2)Co-Teaching Workshop
All learning leaders beginning a co-teach journey or with a new co-teach partner meet with two experienced co-teachers who lead a ½ day workshop on valuable topics. The day begins with an ice breaker to get the teachers acquainted and then transitions into a personal teaching survey, The Kind of Teacher I Am. Teachers reflect and share their survey with their partner. The survey generates dialogue from arrival and departure times to teaching strengths and weaknesses to favorite and least favorite parts of their day. The presenters then share five Co-Teaching Models. Some teachers, at this point, ask questions to clear up misconceptions about what co-teaching is and what co-teaching is not. Next, the presenters share the Chets Creek Co-Teach Non-Negotiables.
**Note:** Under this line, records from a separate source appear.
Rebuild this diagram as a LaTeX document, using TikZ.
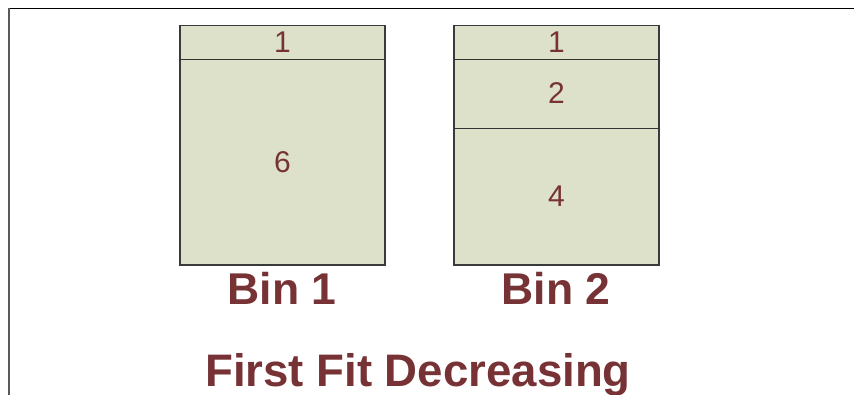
\documentclass[tikz,border=0pt]{standalone}
\usepackage{fontspec}
\setmainfont{Liberation Sans}
\definecolor{txt}{HTML}{773236}
\definecolor{binfill}{HTML}{DDE1CA}
\definecolor{edge}{HTML}{3A3A3A}
\begin{document}
\begin{tikzpicture}[x=1pt,y=-1pt,
  binbox/.style={draw=edge,fill=binfill,line width=1.2pt},
  divline/.style={draw=black!80,line width=1.4pt},
  num/.style={text=txt,font=\fontsize{30}{33}\selectfont,anchor=center,inner sep=0pt},
  binlabel/.style={text=txt,font=\fontsize{44.5}{50}\selectfont\bfseries,anchor=base,inner sep=0pt},
  titlelabel/.style={binlabel,font=\fontsize{45.6}{50}\selectfont\bfseries},
  frameline/.style={line width=1.3pt}]
\useasboundingbox (0,0) rectangle (854,395);
% frame
\coordinate (ftl) at (9,8.5);
\coordinate (ftr) at (854,8.5);
\coordinate (fbl) at (9,395);
\draw[frameline,black] (ftr) -- (ftl);
\draw[frameline,black!65] (ftl) -- (fbl);
% bin 1
\draw[binbox] (180,25.5) rectangle (385,265);
\draw[divline] (180,59.5) -- (385,59.5);
% bin 2
\draw[binbox] (454,25.5) rectangle (659,265);
\draw[divline] (454,59.5) -- (659,59.5);
\draw[divline] (454,128.5) -- (659,128.5);
% numbers
\node[num] (b1a) at (282.5,42.5) {1};
\node[num] (b1b) at (282.5,162) {6};
\node[num] (b2a) at (556.5,42.5) {1};
\node[num] (b2b) at (556.5,93) {2};
\node[num] (b2c) at (556.5,196) {4};
% labels
\node[binlabel] (l1) at (282,305) {Bin 1};
\node[binlabel] (l2) at (556,305) {Bin 2};
\node[titlelabel] (title) at (418,386) {First Fit Decreasing};
\end{tikzpicture}
\end{document}
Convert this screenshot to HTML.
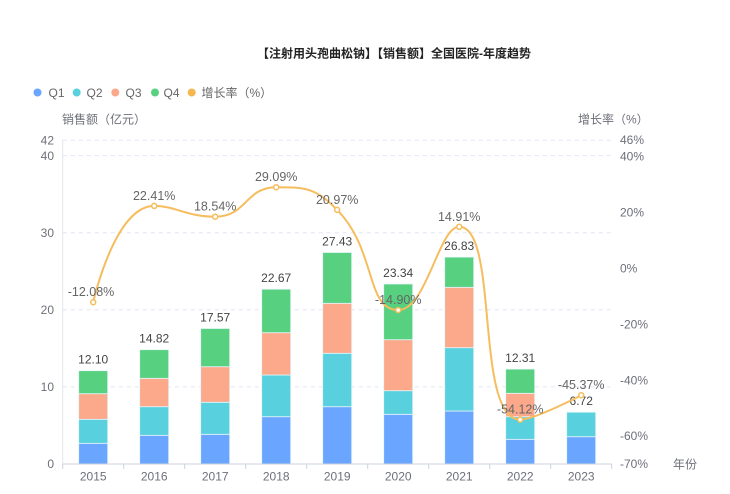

Teachers must commit to certain criteria to enter this “school marriage” including: find effective compromises, plan together, communicate effectively and respectfully, supervise outside at recess, both teachers attend parent conferences, both teachers write notes to parents etc...To conclude, teachers are given three big topics to discuss: Planning/Communication, Behavior Management, and Classroom Systems. They are left with tools to complete and discuss to learn more about each other. This valuable workshop allows teachers to plan so the transition into co-teaching is an enjoyable one.

Having these two planning sessions in place has diminished most anxiety and gives teachers the security of entering their new experience with a group of caring professionals. I would highly recommend these two practices to allow a smooth transition into a new school year.